Re: CLOS question
- From: Rainer Joswig <joswig@xxxxxxxxxxxxxx>
- Date: Mon, 30 Jul 2007 00:09:40 +0200
In article <1185746464.124847.288820@xxxxxxxxxxxxxxxxxxxxxxxxxxx>,
Scott Burson <FSet.SLB@xxxxxxxxx> wrote:
On Jul 29, 2:27 pm, stam...@xxxxxxxx (Rob St. Amant) wrote:
I have what seems like a familiar CLOS question, but a quick Google
search doesn't turn up an answer: I have a method, m, and an after
method for it. The after method is specialized on class c. I'd like
to define a class d that inherits c, and have instances of d behave
just like instances of c *except* for that single after method.
This suggests to me that you have analyzed your domain incorrectly.

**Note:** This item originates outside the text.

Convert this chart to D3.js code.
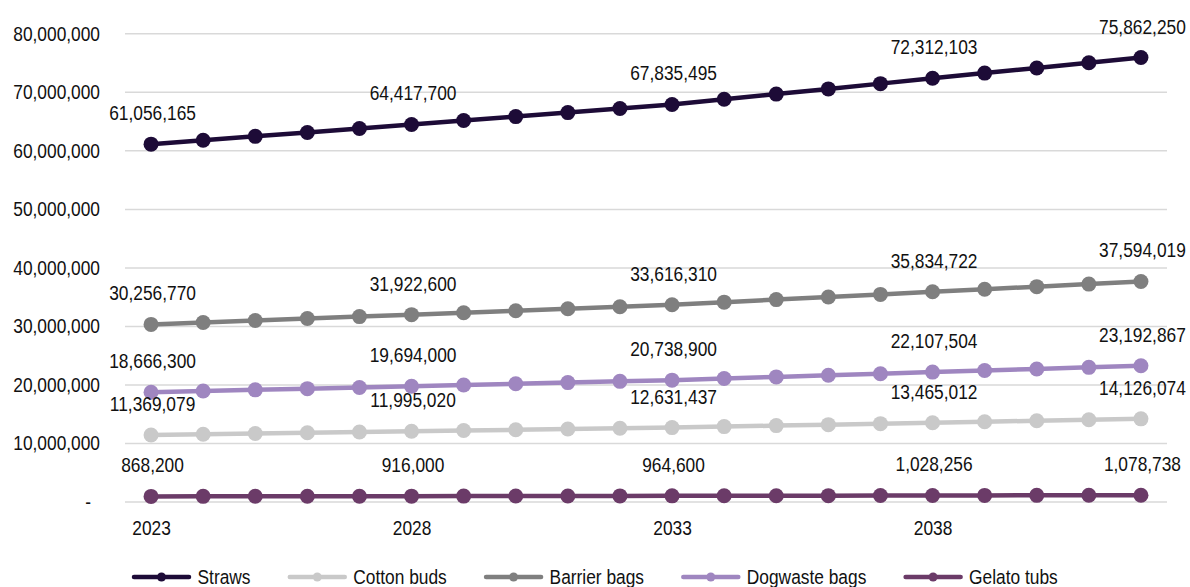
<!DOCTYPE html>
<html>
<head>
<meta charset="utf-8">
<script src="https://cdn.jsdelivr.net/npm/d3@7"></script>
<style>
  html, body { margin: 0; padding: 0; background: #fff; }
  svg { display: block; font-family: "Liberation Sans", Arial, sans-serif; }
</style>
</head>
<body>
<svg id="chart" width="1190" height="587"></svg>
<script>
// Years on the x axis
const years = ["2023","2024","2025","2026","2027","2028","2029","2030","2031","2032",
               "2033","2034","2035","2036","2037","2038","2039","2040","2041","2042"];
const yearTicks = ["2023","2028","2033","2038"];
const yTicks = [0, 10000000, 20000000, 30000000, 40000000, 50000000, 60000000, 70000000, 80000000];

// Projected item counts per year
const straws = [61056165, 61720000, 62390000, 63060000, 63740000, 64417700, 65090000, 65770000, 66450000, 67140000,
                67835495, 68720000, 69610000, 70500000, 71400000, 72312103, 73200000, 74080000, 74970000, 75862250];
const cottonBuds = [11369079, 11494000, 11620000, 11745000, 11870000, 11995020, 12122000, 12250000, 12377000, 12504000,
                    12631437, 12798000, 12965000, 13131000, 13298000, 13465012, 13630000, 13795000, 13960000, 14126074];
const barrierBags = [30256770, 30590000, 30920000, 31260000, 31590000, 31922600, 32260000, 32600000, 32940000, 33280000,
                     33616310, 34060000, 34500000, 34950000, 35390000, 35834722, 36270000, 36710000, 37150000, 37594019];
const dogwasteBags = [18666300, 18870000, 19080000, 19280000, 19490000, 19694000, 19900000, 20110000, 20320000, 20530000,
                      20738900, 21010000, 21290000, 21560000, 21830000, 22107504, 22380000, 22650000, 22920000, 23192867];
const gelatoTubs = [868200, 877800, 887300, 896900, 906400, 916000, 925700, 935400, 945100, 954900,
                    964600, 977300, 990000, 1002700, 1015500, 1028256, 1040900, 1053500, 1066100, 1078738];

// Years that carry a value label
const labelledYears = ["2023","2028","2033","2038","2042"];

const seriesNames = ["Straws", "Cotton buds", "Barrier bags", "Dogwaste bags", "Gelato tubs"];
const seriesValues = [straws, cottonBuds, barrierBags, dogwasteBags, gelatoTubs];
const seriesColors = ["#1d0b37", "#c9c9c9", "#7f7f7f", "#9f86c0", "#6b3b68"];

const series = seriesNames.map((name, i) => ({ name, values: seriesValues[i], color: seriesColors[i] }));

const svg = d3.select("#chart");
const plotLeft = 125, plotRight = 1167, plotTop = 33.3, plotBottom = 501.5;
const SX = 0.89;           // horizontal squeeze applied to all text
const FONT = 19.5;

const x = d3.scalePoint().domain(years).range([plotLeft, plotRight]).padding(0.5);
const y = d3.scaleLinear().domain([0, 80000000]).range([plotBottom, plotTop]);
const fmt = d3.format(",");

// Y axis with full-width gridlines
const yAxis = d3.axisLeft(y)
  .tickValues(yTicks)
  .tickSize(-(plotRight - plotLeft))
  .tickFormat(d => d === 0 ? "-" : fmt(d));

const gy = svg.append("g").attr("transform", `translate(${plotLeft},0)`).call(yAxis);
gy.select(".domain").remove();
gy.selectAll(".tick line").attr("stroke", "#d9d9d9").attr("stroke-width", 1.5);
gy.selectAll(".tick text")
  .attr("font-size", FONT)
  .attr("font-family", "'Liberation Sans', Arial, sans-serif")
  .attr("fill", "#111")
  .attr("x", d => (d === 0 ? -34 : -25) / SX)
  .attr("dy", "0.35em")
  .attr("transform", `scale(${SX},1)`);

// X axis: year labels only
const xAxis = d3.axisBottom(x).tickValues(yearTicks).tickSize(0);
const gx = svg.append("g").attr("transform", `translate(0,${plotBottom})`).call(xAxis);
gx.select(".domain").remove();
gx.selectAll(".tick text")
  .attr("font-size", FONT)
  .attr("font-family", "'Liberation Sans', Arial, sans-serif")
  .attr("fill", "#111")
  .attr("y", 34)
  .attr("dy", null)
  .attr("transform", `scale(${SX},1)`)
  .attr("x", 0);

// Lines and markers
const line = d3.line().x((d, i) => x(years[i])).y(d => y(d));

const gSeries = svg.append("g");
series.forEach(s => {
  const g = gSeries.append("g");
  g.append("path")
    .attr("d", line(s.values))
    .attr("fill", "none")
    .attr("stroke", s.color)
    .attr("stroke-width", 4.5)
    .attr("stroke-linejoin", "round");
  g.selectAll("circle")
    .data(s.values)
    .join("circle")
    .attr("cx", (d, i) => x(years[i]))
    .attr("cy", d => y(d))
    .attr("r", 7.5)
    .attr("fill", s.color);
});

// Value labels above selected points
const gLabels = svg.append("g");
series.forEach(s => {
  s.values.forEach((v, i) => {
    if (!labelledYears.includes(years[i])) return;
    gLabels.append("text")
      .attr("transform", `translate(${x(years[i]) + 1.5},${y(v) - 24}) scale(${SX},1)`)
      .attr("text-anchor", "middle")
      .attr("font-size", FONT)
      .attr("fill", "#111")
      .text(fmt(v));
  });
});

// Legend along the bottom
const legend = svg.append("g").attr("transform", "translate(0,577)");
let lx = 134;
series.forEach(s => {
  const item = legend.append("g").attr("transform", `translate(${lx},0)`);
  item.append("line")
    .attr("x1", 0).attr("x2", 55).attr("y1", 0).attr("y2", 0)
    .attr("stroke", s.color).attr("stroke-width", 4.5).attr("stroke-linecap", "round");
  item.append("circle").attr("cx", 27.5).attr("cy", 0).attr("r", 4.5).attr("fill", s.color);
  const t = item.append("text")
    .attr("transform", `translate(63.5,7) scale(${SX},1)`)
    .attr("font-size", FONT)
    .attr("fill", "#111")
    .text(s.name);
  const w = t.node().getComputedTextLength() * SX;
  lx += 63.5 + w + 39.3;
});
</script>
</body>
</html>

It would seem that D is not really a subclass of C if you don't want
it to inherit the full behavior of M.
Why that? Each more specific primary method blocks the
less specific primary method. Thus you are not inheriting
the whole functionality. Sure, you can call the next method,
but by default this is not done. Overwriting less specific
functionality is a capability provided for primary
methods. Just not for :before and :after methods. But those
were design decisions for the standard method combination.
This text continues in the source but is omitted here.